Tuesday, April 28, 2015

Building Dwelling Thinking

Heidegger in Existential Phenomenology discusses the way individuals in westernized societies lost touch of  their sense of being. He essentially proposes that the way we question the fact that we are alive (being in the world) is directly related to our nature as human being, but because of our increased dependence on material things, our thought has become obscured. He proposes we should revisit our primordial essentiality of being human. In the article he tries to envision man's position in relation to things by emphasizing the distinction in meanings (and relationship) between buildings and dwellings, especially exemplified by the resulting process of thought and associations related to the words.
I found Heidegger's process of thought complex and convoluted, and hard to follow at time. It explores through a series of 'spontaneous suggestions' a chain of meanings the words suggest, including their associate linguistic content. For example:  He raises the question of what is to dwell? and concludes that to dwell refers to take shelter in a building. He then determines that not all buildings are dwellings, but rather only residential buildings are dwellings, but then again dwelling does not necessarily take place in every house.

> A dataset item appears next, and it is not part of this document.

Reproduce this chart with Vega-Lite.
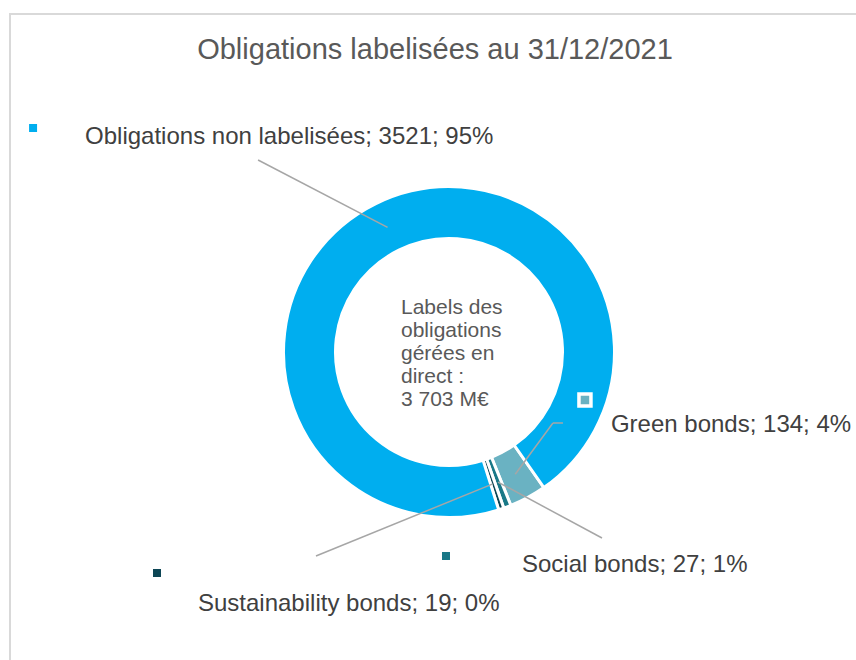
{
  "$schema": "https://vega.github.io/schema/vega-lite/v6.json",
  "width": 848,
  "height": 648,
  "autosize": {"type": "none"},
  "padding": {"left": 10, "top": 14, "right": -2, "bottom": -2},
  "background": "white",
  "title": {
    "text": "Obligations labelisées au 31/12/2021",
    "font": "Liberation Sans",
    "fontSize": 29,
    "fontWeight": "normal",
    "color": "#595959",
    "anchor": "middle",
    "offset": -51,
    "dx": 1
  },
  "config": {
    "view": {"stroke": "#D9D9D9", "strokeWidth": 2},
    "text": {"font": "Liberation Sans"}
  },
  "data": {
    "values": [
      {"nom": "Green bonds", "valeur": 134, "pct": 4, "rang": 1},
      {"nom": "Social bonds", "valeur": 27, "pct": 1, "rang": 2},
      {"nom": "Sustainability bonds", "valeur": 19, "pct": 0, "rang": 3},
      {"nom": "Obligations non labelisées", "valeur": 3521, "pct": 95, "rang": 4}
    ]
  },
  "transform": [
    {"joinaggregate": [{"op": "sum", "field": "valeur", "as": "total"}]},
    {"window": [{"op": "sum", "field": "valeur", "as": "cumul"}], "sort": [{"field": "rang"}], "frame": [null, 0]},
    {"calculate": "2.531 + 2*PI*(datum.cumul - datum.valeur/2)/datum.total", "as": "angle"},
    {"calculate": "139*sin(datum.angle)", "as": "ax"},
    {"calculate": "-139*cos(datum.angle)", "as": "ay"},
    {"calculate": "datum.nom + '; ' + datum.valeur + '; ' + datum.pct + '%'", "as": "etiquette"}
  ],
  "layer": [
    {
      "mark": {"type": "arc", "radius": 165.5, "innerRadius": 113.5, "stroke": "white", "strokeWidth": 3},
      "encoding": {
        "x": {"datum": 0, "type": "quantitative", "scale": {"domain": [-439, 409], "nice": false, "zero": false}, "axis": null},
        "y": {"datum": 0, "type": "quantitative", "scale": {"domain": [-338, 310], "nice": false, "zero": false, "reverse": true}, "axis": null},
        "theta": {"field": "valeur", "type": "quantitative", "stack": true, "scale": {"range": [2.531, 8.8142]}},
        "order": {"field": "rang", "type": "quantitative"},
        "color": {
          "field": "nom", "type": "nominal", "legend": null,
          "scale": {
            "domain": ["Green bonds", "Social bonds", "Sustainability bonds", "Obligations non labelisées"],
            "range": ["#6AB2C2", "#197887", "#0D4655", "#00AEEF"]
          }
        }
      }
    },
    {
      "data": {"values": [{"t": 1}]},
      "mark": {
        "type": "text",
        "text": ["Labels des", "obligations", "gérées en", "direct :", "3 703 M€"],
        "align": "left", "baseline": "middle", "dx": -48, "dy": -44,
        "fontSize": 21, "lineHeight": 23, "color": "#595959"
      },
      "encoding": {
        "x": {"datum": 0, "type": "quantitative", "scale": {"domain": [-439, 409], "nice": false, "zero": false}, "axis": null},
        "y": {"datum": 0, "type": "quantitative", "scale": {"domain": [-338, 310], "nice": false, "zero": false, "reverse": true}, "axis": null}
      }
    },
    {
      "transform": [
        {"filter": "datum.rang == 4"},
        {"calculate": "datum.ax - 129.5", "as": "ex"},
        {"calculate": "datum.ay - 67.3", "as": "ey"},
        {"calculate": "datum.ax - 302.5", "as": "tx"},
        {"calculate": "datum.ay - 90.3", "as": "ty"},
        {"calculate": "datum.ax - 354.5", "as": "kx"},
        {"calculate": "datum.ay - 99.3", "as": "ky"}
      ],
      "layer": [
        {
          "mark": {"type": "rule", "color": "#A6A6A6", "strokeWidth": 1.5},
          "encoding": {
            "x": {"field": "ax", "type": "quantitative", "scale": {"domain": [-439, 409], "nice": false, "zero": false}, "axis": null},
            "y": {"field": "ay", "type": "quantitative", "scale": {"domain": [-338, 310], "nice": false, "zero": false, "reverse": true}, "axis": null},
            "x2": {"field": "ex"},
            "y2": {"field": "ey"}
          }
        },
        {
          "mark": {"type": "point", "shape": "square", "filled": true, "size": 64, "opacity": 1},
          "encoding": {
            "x": {"field": "kx", "type": "quantitative", "scale": {"domain": [-439, 409], "nice": false, "zero": false}, "axis": null},
            "y": {"field": "ky", "type": "quantitative", "scale": {"domain": [-338, 310], "nice": false, "zero": false, "reverse": true}, "axis": null},
            "color": {"field": "nom", "type": "nominal", "legend": null, "scale": {"domain": ["Green bonds", "Social bonds", "Sustainability bonds", "Obligations non labelisées"], "range": ["#6AB2C2", "#197887", "#0D4655", "#00AEEF"]}}
          }
        },
        {
          "mark": {"type": "text", "align": "left", "baseline": "middle", "fontSize": 24, "color": "#404040"},
          "encoding": {
            "x": {"field": "tx", "type": "quantitative", "scale": {"domain": [-439, 409], "nice": false, "zero": false}, "axis": null},
            "y": {"field": "ty", "type": "quantitative", "scale": {"domain": [-338, 310], "nice": false, "zero": false, "reverse": true}, "axis": null},
            "text": {"field": "etiquette", "type": "nominal"}
          }
        }
      ]
    },
    {
      "transform": [
        {"filter": "datum.rang == 1"},
        {"calculate": "datum.ax + 37.7", "as": "bx"},
        {"calculate": "datum.ay - 51.2", "as": "by"},
        {"calculate": "datum.ax + 47.7", "as": "ex"},
        {"calculate": "datum.ax + 95.7", "as": "tx"},
        {"calculate": "datum.ay - 49.2", "as": "ty"},
        {"calculate": "datum.ax + 69.7", "as": "kx"},
        {"calculate": "datum.ay - 74.2", "as": "ky"}
      ],
      "layer": [
        {
          "mark": {"type": "rule", "color": "#A6A6A6", "strokeWidth": 1.5},
          "encoding": {
            "x": {"field": "ax", "type": "quantitative", "scale": {"domain": [-439, 409], "nice": false, "zero": false}, "axis": null},
            "y": {"field": "ay", "type": "quantitative", "scale": {"domain": [-338, 310], "nice": false, "zero": false, "reverse": true}, "axis": null},
            "x2": {"field": "bx"},
            "y2": {"field": "by"}
          }
        },
        {
          "mark": {"type": "rule", "color": "#A6A6A6", "strokeWidth": 1.5},
          "encoding": {
            "x": {"field": "bx", "type": "quantitative", "scale": {"domain": [-439, 409], "nice": false, "zero": false}, "axis": null},
            "y": {"field": "by", "type": "quantitative", "scale": {"domain": [-338, 310], "nice": false, "zero": false, "reverse": true}, "axis": null},
            "x2": {"field": "ex"},
            "y2": {"field": "by"}
          }
        },
        {
          "mark": {"type": "point", "shape": "square", "filled": true, "size": 144, "opacity": 1, "stroke": "white", "strokeWidth": 3.5},
          "encoding": {
            "x": {"field": "kx", "type": "quantitative", "scale": {"domain": [-439, 409], "nice": false, "zero": false}, "axis": null},
            "y": {"field": "ky", "type": "quantitative", "scale": {"domain": [-338, 310], "nice": false, "zero": false, "reverse": true}, "axis": null},
            "color": {"field": "nom", "type": "nominal", "legend": null, "scale": {"domain": ["Green bonds", "Social bonds", "Sustainability bonds", "Obligations non labelisées"], "range": ["#6AB2C2", "#197887", "#0D4655", "#00AEEF"]}}
          }
        },
        {
          "mark": {"type": "text", "align": "left", "baseline": "middle", "fontSize": 24, "color": "#404040"},
          "encoding": {
            "x": {"field": "tx", "type": "quantitative", "scale": {"domain": [-439, 409], "nice": false, "zero": false}, "axis": null},
            "y": {"field": "ty", "type": "quantitative", "scale": {"domain": [-338, 310], "nice": false, "zero": false, "reverse": true}, "axis": null},
            "text": {"field": "etiquette", "type": "nominal"}
          }
        }
      ]
    },
    {
      "transform": [
        {"filter": "datum.rang == 2"},
        {"calculate": "datum.ax + 104", "as": "ex"},
        {"calculate": "datum.ay + 55.9", "as": "ey"},
        {"calculate": "datum.ax + 24", "as": "tx"},
        {"calculate": "datum.ay + 82.9", "as": "ty"},
        {"calculate": "datum.ax - 52", "as": "kx"},
        {"calculate": "datum.ay + 73.9", "as": "ky"}
      ],
      "layer": [
        {
          "mark": {"type": "rule", "color": "#A6A6A6", "strokeWidth": 1.5},
          "encoding": {
            "x": {"field": "ax", "type": "quantitative", "scale": {"domain": [-439, 409], "nice": false, "zero": false}, "axis": null},
            "y": {"field": "ay", "type": "quantitative", "scale": {"domain": [-338, 310], "nice": false, "zero": false, "reverse": true}, "axis": null},
            "x2": {"field": "ex"},
            "y2": {"field": "ey"}
          }
        },
        {
          "mark": {"type": "point", "shape": "square", "filled": true, "size": 64, "opacity": 1},
          "encoding": {
            "x": {"field": "kx", "type": "quantitative", "scale": {"domain": [-439, 409], "nice": false, "zero": false}, "axis": null},
            "y": {"field": "ky", "type": "quantitative", "scale": {"domain": [-338, 310], "nice": false, "zero": false, "reverse": true}, "axis": null},
            "color": {"field": "nom", "type": "nominal", "legend": null, "scale": {"domain": ["Green bonds", "Social bonds", "Sustainability bonds", "Obligations non labelisées"], "range": ["#6AB2C2", "#197887", "#0D4655", "#00AEEF"]}}
          }
        },
        {
          "mark": {"type": "text", "align": "left", "baseline": "middle", "fontSize": 24, "color": "#404040"},
          "encoding": {
            "x": {"field": "tx", "type": "quantitative", "scale": {"domain": [-439, 409], "nice": false, "zero": false}, "axis": null},
            "y": {"field": "ty", "type": "quantitative", "scale": {"domain": [-338, 310], "nice": false, "zero": false, "reverse": true}, "axis": null},
            "text": {"field": "etiquette", "type": "nominal"}
          }
        }
      ]
    },
    {
      "transform": [
        {"filter": "datum.rang == 3"},
        {"calculate": "datum.ax - 176.9", "as": "ex"},
        {"calculate": "datum.ay + 72.1", "as": "ey"},
        {"calculate": "datum.ax - 294.9", "as": "tx"},
        {"calculate": "datum.ay + 120.1", "as": "ty"},
        {"calculate": "datum.ax - 335.9", "as": "kx"},
        {"calculate": "datum.ay + 89.1", "as": "ky"}
      ],
      "layer": [
        {
          "mark": {"type": "rule", "color": "#A6A6A6", "strokeWidth": 1.5},
          "encoding": {
            "x": {"field": "ax", "type": "quantitative", "scale": {"domain": [-439, 409], "nice": false, "zero": false}, "axis": null},
            "y": {"field": "ay", "type": "quantitative", "scale": {"domain": [-338, 310], "nice": false, "zero": false, "reverse": true}, "axis": null},
            "x2": {"field": "ex"},
            "y2": {"field": "ey"}
          }
        },
        {
          "mark": {"type": "point", "shape": "square", "filled": true, "size": 64, "opacity": 1},
          "encoding": {
            "x": {"field": "kx", "type": "quantitative", "scale": {"domain": [-439, 409], "nice": false, "zero": false}, "axis": null},
            "y": {"field": "ky", "type": "quantitative", "scale": {"domain": [-338, 310], "nice": false, "zero": false, "reverse": true}, "axis": null},
            "color": {"field": "nom", "type": "nominal", "legend": null, "scale": {"domain": ["Green bonds", "Social bonds", "Sustainability bonds", "Obligations non labelisées"], "range": ["#6AB2C2", "#197887", "#0D4655", "#00AEEF"]}}
          }
        },
        {
          "mark": {"type": "text", "align": "left", "baseline": "middle", "fontSize": 24, "color": "#404040"},
          "encoding": {
            "x": {"field": "tx", "type": "quantitative", "scale": {"domain": [-439, 409], "nice": false, "zero": false}, "axis": null},
            "y": {"field": "ty", "type": "quantitative", "scale": {"domain": [-338, 310], "nice": false, "zero": false, "reverse": true}, "axis": null},
            "text": {"field": "etiquette", "type": "nominal"}
          }
        }
      ]
    }
  ]
}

He adds that the act of "to build" implies in itself the act of "to dwell."
The question that comes to mind and that Heidegger himself raises is of course...When do we know when something is a dwelling then? Heidegger's answer is that "language" tells us about the nature of a thing, or an action. Therefore, words contain roots related to actions, to things, and to the nature of being. For example, he said the Germanic and English world meaning to dwell: Wohneh means to reside or stay. The word to dwell also relates to words that mean to grow accustomed and to feel at home. And it also refers to the essential fact that human being are on earth, to man's being, and to the capacity to cultivate and safeguard the hearth. The German word for building on the other hand: Bauen also means to dwell, and so on...Overall, according to Heidegger to "be" means to dwell, and to "be a human being" (to be on hearth as a mortal) also means to dwell ( e.g. ic bin represents all things out of itself, built off the earth which in turn means to dwell).
Heidegger goes on exploring the whole range and tread of linguistic associated to the word "dwell," and to the action of "to dwell," including all its potential sub-products.
He finally exemplifies that the the whole range of perceptions derived from words, things, and places we came across are interrelated and through them and their location we come to understand our being in the environment. Place, things, and elements located in the environment take up meaning as a result of the mental association we make of all elements that we perceive, and in the way we understand them.
For example he explains that the chain of meaning associated to the word to build, to dwell, to construct etc..leads to the fundamental elements of earth, sky and divinities and of course to their opposite (such as of divinities-mortals). Heidegger refers to these essential elements as the "fourfold of earth, sky, mortals, and divinities." In terms of the "fourfold" he also explains other elements related to the essentiality of "being" and suggested by the act of "to build" and "to dwell," such as bridges and houses. And essentially concluding that the basic character of dwelling is to spare and to preserve, and mortals dwell in the way they preserve the fourfold in its essential being, its presence.
Heidegger goes further deep into the analysis of space and in the way its essential and constructed elements are perceived: he poses an additional question in regard to the way we know a building belongs to dwelling.
He brings the example of the bridge to illustrate how we can understate the nature of things. The bridge, which is also a symbol, a thing of its own kind. The bridge gathers the fourfold in such a way to generate a "site for it." And that particular spot is a location because of the presence of the bridge, which comes into existence only by its virtue and presence. Therefore the bridge is a things that gathers the "fourfold" and allows it to exist in a particular location.
Heidegger concludes that sites are determined by the environment and by the way space is allocated. Things within the site allows space to be perceived, because of their presence (their being there).
Heidegger wrote that although we usually speak of "man" and "space" as two separate things, these are in reality inseparable from the "fourfold" because space itself is generated through our mind (the way we think). (space exists because we are, and everything else with it)
Man relation to location and to spaces, therefore, inheres to his dwelling. The relationship between man and space is none other than the act of "to dwell."

In reading Heidegger beyond the assigned article and learning about his association to the German politics of his time lead to certain conclusions, which should be lightly externalized here. However, it is probably important to take into consideration where the question over the essence of being resides for Heidegger. He suggested that to understand the problem of being "we should start not by identifying entities as entities but tracing them back in their origins to some other entity, as if being had the character of some possible entity." He wrote on Being and Time that an essential element is that the "Being" exists in a world, and the act of being there, in that world is related to the act of existing and it is not a matter of choice. The "World" here is not intended as the physical world of objects, but in the sense as we would speak of the political world. It appears that for Heidegger the essence of being is best express in the feeling of joy, fear, and anxiety. Anxiety. especially allows the "Being" to exist in a "true" moment, in his state of Being towards death which allows it to live authentically-an idea referring to the state of existentially. I am stopping here in order to avoid misinterpreting and misapplying a philosophy deserving much more attention, but with the objective in mind of taking up the study of this topic in the near future.